• [INFORMATION SUPPLIED]:
☆ ☆ ☆ ☆ ☆
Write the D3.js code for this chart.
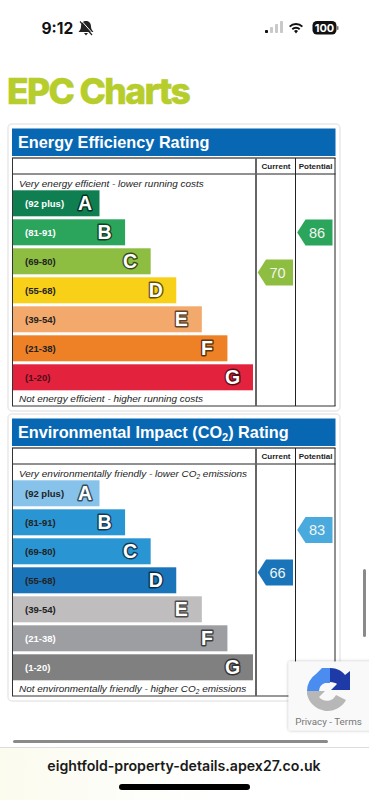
<!DOCTYPE html>
<html>
<head>
<meta charset="utf-8">
<style>
	html, body { margin: 0; padding: 0; background: #fff; }
	svg { display: block; }
	text { font-family: "Liberation Sans", Arial, sans-serif; }
</style>
<script src="https://cdn.jsdelivr.net/npm/d3@7"></script>
</head>
<body>
<div id="chart"></div>
<script>
// ---------- DATA ----------
const bandLetters = ["A", "B", "C", "D", "E", "F", "G"];
const bandRanges = ["(92 plus)", "(81-91)", "(69-80)", "(55-68)", "(39-54)", "(21-38)", "(1-20)"];
const columns = ["Current", "Potential"];

const energyColors = ["#0f7f52", "#2ba45c", "#8dbd41", "#f7d017", "#f3a96c", "#ee8126", "#e3223e"];
const energyLabelColors = ["#fff", "#fff", "#222", "#222", "#222", "#222", "#4a0d18"];
const energyScores = [70, 86];
const energyScoreColors = ["#8dbd41", "#2ba45c"];

const co2Colors = ["#86c2e9", "#2a95d3", "#2a95d3", "#1a74b9", "#bfbdbd", "#9c9ea1", "#808080"];
const co2LabelColors = ["#222", "#222", "#222", "#222", "#222", "#fff", "#fff"];
const co2Scores = [66, 83];
const co2ScoreColors = ["#1a74b9", "#4aa9dd"];

const width = 369;
const height = 800;

const svg = d3
	.select("#chart")
	.append("svg")
	.attr("width", width)
	.attr("height", height);

// ---------- SCALES ----------
const xBar = d3.scaleLinear().domain([0, 6]).range([99.5, 253]);
const yBand = d3
	.scaleBand()
	.domain(bandLetters)
	.range([190.3, 390.3])
	.paddingInner(3 / 29)
	.paddingOuter(0);
const yScore = d3.scaleLinear().domain([100, 0]).range([197.5, 447.5]);
const xColumn = d3.scaleBand().domain(columns).range([256, 335]);

// ---------- PAGE TITLE ----------
svg.append("text")
	.attr("x", 7)
	.attr("y", 104)
	.attr("fill", "#b6cd2b")
	.attr("stroke", "#b6cd2b")
	.attr("stroke-width", 0.5)
	.style("font-family", "Inter")
	.style("font-weight", 800)
	.style("font-size", "35.5px")
	.style("letter-spacing", "-1.6px")
	.text("EPC Charts");

// ---------- CHARTS ----------
function drawChart(offset, opts) {
	const g = svg.append("g").attr("transform", `translate(0, ${offset})`);

	g.append("rect")
		.attr("x", 8)
		.attr("y", 124)
		.attr("width", 332)
		.attr("height", 287)
		.attr("rx", 4)
		.attr("fill", "#fff")
		.attr("stroke", "#e9e9e9")
		.attr("stroke-width", 1.5);

	g.append("rect")
		.attr("x", 12)
		.attr("y", 128.5)
		.attr("width", 323.5)
		.attr("height", 27.5)
		.attr("fill", "#0867b3");

	const title = g
		.append("text")
		.attr("x", 18)
		.attr("y", 147.5)
		.attr("fill", "#fff")
		.style("font-weight", "bold")
		.style("font-size", "16.25px");
	opts.title.forEach((part) => {
		const t = title.append("tspan").text(part.text);
		if (part.sub) t.attr("dy", 3).style("font-size", "11px");
		if (part.after) t.attr("dy", -3);
	});

	// table frame
	const lines = [
		[12, 158, 335.5, 158, "#555", 1.5],
		[12, 174, 335.5, 174, "#222", 1],
		[12, 406, 335.5, 406, "#333", 1],
		[12.5, 158, 12.5, 406, "#333", 1],
		[256, 158, 256, 406, "#666", 2],
		[295.5, 158, 295.5, 406, "#222", 1],
		[335, 158, 335, 406, "#222", 1],
	];
	g.selectAll(".frame")
		.data(lines)
		.enter()
		.append("line")
		.classed("frame", true)
		.attr("x1", (d) => d[0])
		.attr("y1", (d) => d[1])
		.attr("x2", (d) => d[2])
		.attr("y2", (d) => d[3])
		.attr("stroke", (d) => d[4])
		.attr("stroke-width", (d) => d[5]);

	g.selectAll(".col-label")
		.data(columns)
		.enter()
		.append("text")
		.classed("col-label", true)
		.attr("x", (d) => xColumn(d) + xColumn.bandwidth() / 2 + 0.3)
		.attr("y", 169)
		.attr("text-anchor", "middle")
		.attr("fill", "#222")
		.style("font-weight", "bold")
		.style("font-size", "8px")
		.text((d) => d);

	italicLine(g, opts.top, 186.5);
	italicLine(g, opts.bottom, 401.5);

	// bars
	g.selectAll(".bar")
		.data(bandLetters)
		.enter()
		.append("rect")
		.classed("bar", true)
		.attr("x", 13)
		.attr("y", (d) => yBand(d))
		.attr("width", (d, i) => xBar(i) - 13)
		.attr("height", yBand.bandwidth())
		.attr("fill", (d, i) => opts.colors[i]);

	g.selectAll(".band-range")
		.data(bandRanges)
		.enter()
		.append("text")
		.classed("band-range", true)
		.attr("x", 25)
		.attr("y", (d, i) => yBand(bandLetters[i]) + yBand.bandwidth() / 2 + 3.4)
		.attr("fill", (d, i) => opts.labelColors[i])
		.style("font-weight", "bold")
		.style("font-size", "9.5px")
		.text((d) => d);

	g.selectAll(".band-letter")
		.data(bandLetters)
		.enter()
		.append("text")
		.classed("band-letter", true)
		.attr("x", (d, i) => xBar(i) - (i === 0 ? 14.5 : 20.5))
		.attr("y", (d) => yBand(d) + yBand.bandwidth() / 2 + 6.8)
		.attr("text-anchor", "middle")
		.attr("fill", "#fff")
		.attr("stroke", (d, i) => d3.color(opts.colors[i]).darker(2.6))
		.attr("stroke-width", 2.8)
		.attr("stroke-linejoin", "round")
		.attr("paint-order", "stroke")
		.style("font-weight", "bold")
		.style("font-size", "19.5px")
		.text((d) => d);

	// score arrows
	const arrow = g
		.selectAll(".score")
		.data(opts.scores)
		.enter()
		.append("g")
		.classed("score", true)
		.attr("transform", (d, i) => `translate(${xColumn(columns[i])}, ${yScore(d)})`);

	arrow
		.append("path")
		.attr("d", () => {
			const p = d3.path();
			p.moveTo(1.7, 0);
			p.lineTo(10, -13);
			p.lineTo(37, -13);
			p.lineTo(37, 13);
			p.lineTo(10, 13);
			p.closePath();
			return p.toString();
		})
		.attr("fill", (d, i) => opts.scoreColors[i]);

	arrow
		.append("text")
		.attr("x", 21.5)
		.attr("y", 5.3)
		.attr("text-anchor", "middle")
		.attr("fill", "#f2f5ee")
		.style("font-size", "14.5px")
		.text((d) => d);
}

function italicLine(g, parts, y) {
	const t = g
		.append("text")
		.attr("x", 19)
		.attr("y", y)
		.attr("fill", "#222")
		.style("font-style", "italic")
		.style("font-size", "9.95px");
	parts.forEach((part) => {
		const s = t.append("tspan").text(part.text);
		if (part.sub) s.attr("dy", 2).style("font-size", "6.5px");
		if (part.after) s.attr("dy", -2);
	});
}

drawChart(0, {
	title: [{ text: "Energy Efficiency Rating" }],
	top: [{ text: "Very energy efficient - lower running costs" }],
	bottom: [{ text: "Not energy efficient - higher running costs" }],
	colors: energyColors,
	labelColors: energyLabelColors,
	scores: energyScores,
	scoreColors: energyScoreColors,
});

drawChart(290, {
	title: [
		{ text: "Environmental Impact (CO" },
		{ text: "2", sub: true },
		{ text: ") Rating", after: true },
	],
	top: [
		{ text: "Very environmentally friendly - lower CO" },
		{ text: "2", sub: true },
		{ text: " emissions", after: true },
	],
	bottom: [
		{ text: "Not environmentally friendly - higher CO" },
		{ text: "2", sub: true },
		{ text: " emissions", after: true },
	],
	colors: co2Colors,
	labelColors: co2LabelColors,
	scores: co2Scores,
	scoreColors: co2ScoreColors,
});

// ---------- PHONE CHROME ----------
const chrome = svg.append("g");

chrome.append("text")
	.attr("x", 41.5)
	.attr("y", 33.5)
	.attr("fill", "#111")
	.style("font-family", "Inter")
	.style("font-weight", 700)
	.style("font-size", "15.5px")
	.text("9:12");

// muted bell
chrome.append("path")
	.attr("d", "M86 21c-3.500 0-5 2.500-5 5.500 0 3-1.500 4-2.500 5.500h15c-1-1.500-2.500-2.500-2.500-5.500 0-3-1.500-5.500-5-5.500zM84 33h4l-2 2.500z")
	.attr("fill", "#222");
chrome.append("line")
	.attr("x1", 80).attr("y1", 21.5).attr("x2", 92).attr("y2", 35)
	.attr("stroke", "#222").attr("stroke-width", 1.2);
chrome.append("line")
	.attr("x1", 81.2).attr("y1", 20.5).attr("x2", 93.2).attr("y2", 34)
	.attr("stroke", "#fff").attr("stroke-width", 1);

// signal bars
[0, 1, 2, 3].forEach((i) => {
	const h = 3 + i * 3;
	chrome.append("rect")
		.attr("x", 265 + i * 5)
		.attr("y", 33 - h)
		.attr("width", 3)
		.attr("height", h)
		.attr("rx", 0.8)
		.attr("fill", i === 0 ? "#111" : "#c9c9c9");
});

// wifi
const wifiArc = d3.arc().startAngle(-0.78).endAngle(0.78);
[[9, 7], [5.2, 3.3]].forEach((r) => {
	chrome.append("path")
		.attr("transform", "translate(296, 33)")
		.attr("d", wifiArc({ innerRadius: r[1] + 1, outerRadius: r[0] + 1 }))
		.attr("fill", "#111");
});
chrome.append("path").attr("d", "M296 33.500l-2-2.500a3 3 0 0 1 4 0z").attr("fill", "#111");

// battery
chrome.append("rect")
	.attr("x", 312.5).attr("y", 21).attr("width", 24).attr("height", 13.5).attr("rx", 4.5)
	.attr("fill", "#111");
chrome.append("rect")
	.attr("x", 337).attr("y", 26).attr("width", 1.500).attr("height", 4).attr("rx", 0.7)
	.attr("fill", "#777");
chrome.append("text")
	.attr("x", 324.5).attr("y", 32)
	.attr("text-anchor", "middle")
	.attr("fill", "#fff")
	.style("font-family", "Inter")
	.style("font-weight", 700)
	.style("font-size", "11px")
	.text("100");

// scroll bars
chrome.append("rect")
	.attr("x", 363).attr("y", 569).attr("width", 3).attr("height", 68).attr("rx", 1.5)
	.attr("fill", "#8a8a8a");
chrome.append("rect")
	.attr("x", 13).attr("y", 740).attr("width", 315).attr("height", 3).attr("rx", 1.5)
	.attr("fill", "#8a8a8a");

// recaptcha badge
const defs = svg.append("defs");
const shadow = defs.append("filter").attr("id", "badgeShadow")
	.attr("x", "-20%").attr("y", "-20%").attr("width", "140%").attr("height", "140%");
shadow.append("feDropShadow")
	.attr("dx", 0).attr("dy", 0).attr("stdDeviation", 1.5)
	.attr("flood-color", "#000").attr("flood-opacity", 0.3);
const urlFade = defs.append("linearGradient").attr("id", "urlFade");
urlFade.append("stop").attr("offset", "0%").attr("stop-color", "#fbfbee");
urlFade.append("stop").attr("offset", "30%").attr("stop-color", "#fdfdf8");
urlFade.append("stop").attr("offset", "60%").attr("stop-color", "#fff");

chrome.append("rect")
	.attr("x", 288.5).attr("y", 661.5).attr("width", 90).attr("height", 69).attr("rx", 2)
	.attr("fill", "#f9f9f9")
	.attr("filter", "url(#badgeShadow)");

const logo = chrome.append("g").attr("transform", "translate(328, 691)");
logo.append("path")
	.attr("d", "M-21 0A21 21 0 0 1-12-17L-6-23L2-23L2-8L-3-8A9 9 0 0 0-9 0z")
	.attr("fill", "#4a8cf0");
logo.append("path")
	.attr("d", "M2-23C9-23 14-20 17-16L22-20L22-1L3-1L9-7C8-8 5-9 2-9z")
	.attr("fill", "#1d3aa6");
logo.append("path")
	.attr("d", "M-21 0L-3 0L-9 6A10 10 0 0 0 8 4L18 9A21 21 0 0 1-21 3z")
	.attr("fill", "#b7b7b7");

chrome.append("text")
	.attr("x", 328.5).attr("y", 724.5)
	.attr("text-anchor", "middle")
	.attr("fill", "#777")
	.style("font-family", "Roboto")
	.style("font-size", "9.8px")
	.text("Privacy - Terms");

// url bar
chrome.append("rect")
	.attr("x", 0).attr("y", 748).attr("width", width).attr("height", 52)
	.attr("fill", "url(#urlFade)");
chrome.append("line")
	.attr("x1", 0).attr("y1", 747.5).attr("x2", width).attr("y2", 747.5)
	.attr("stroke", "#dcdcdc");
chrome.append("text")
	.attr("x", 184).attr("y", 771)
	.attr("text-anchor", "middle")
	.attr("fill", "#1a1a1a")
	.style("font-family", "Inter")
	.style("font-weight", 600)
	.style("font-size", "14.15px")
	.text("eightfold-property-details.apex27.co.uk");
chrome.append("rect")
	.attr("x", 119).attr("y", 784).attr("width", 131).attr("height", 6).attr("rx", 3)
	.attr("fill", "#000");
</script>
</body>
</html>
☆ ☆ ☆ ☆ ☆
• [EXERCISE TASK]: Repeat the lines above, starting at the first and stopping after the line that holds "xColumn = d3.scaleBand().domain(columns).range([256, 335]);", with the pictures left out.

• [EXPECTED OUTPUT]:
Write the D3.js code for this chart.
<!DOCTYPE html>
<html>
<head>
<meta charset="utf-8">
<style>
	html, body { margin: 0; padding: 0; background: #fff; }
	svg { display: block; }
	text { font-family: "Liberation Sans", Arial, sans-serif; }
</style>
<script src="https://cdn.jsdelivr.net/npm/d3@7"></script>
</head>
<body>
<div id="chart"></div>
<script>
// ---------- DATA ----------
const bandLetters = ["A", "B", "C", "D", "E", "F", "G"];
const bandRanges = ["(92 plus)", "(81-91)", "(69-80)", "(55-68)", "(39-54)", "(21-38)", "(1-20)"];
const columns = ["Current", "Potential"];

const energyColors = ["#0f7f52", "#2ba45c", "#8dbd41", "#f7d017", "#f3a96c", "#ee8126", "#e3223e"];
const energyLabelColors = ["#fff", "#fff", "#222", "#222", "#222", "#222", "#4a0d18"];
const energyScores = [70, 86];
const energyScoreColors = ["#8dbd41", "#2ba45c"];

const co2Colors = ["#86c2e9", "#2a95d3", "#2a95d3", "#1a74b9", "#bfbdbd", "#9c9ea1", "#808080"];
const co2LabelColors = ["#222", "#222", "#222", "#222", "#222", "#fff", "#fff"];
const co2Scores = [66, 83];
const co2ScoreColors = ["#1a74b9", "#4aa9dd"];

const width = 369;
const height = 800;

const svg = d3
	.select("#chart")
	.append("svg")
	.attr("width", width)
	.attr("height", height);

// ---------- SCALES ----------
const xBar = d3.scaleLinear().domain([0, 6]).range([99.5, 253]);
const yBand = d3
	.scaleBand()
	.domain(bandLetters)
	.range([190.3, 390.3])
	.paddingInner(3 / 29)
	.paddingOuter(0);
const yScore = d3.scaleLinear().domain([100, 0]).range([197.5, 447.5]);
const xColumn = d3.scaleBand().domain(columns).range([256, 335]);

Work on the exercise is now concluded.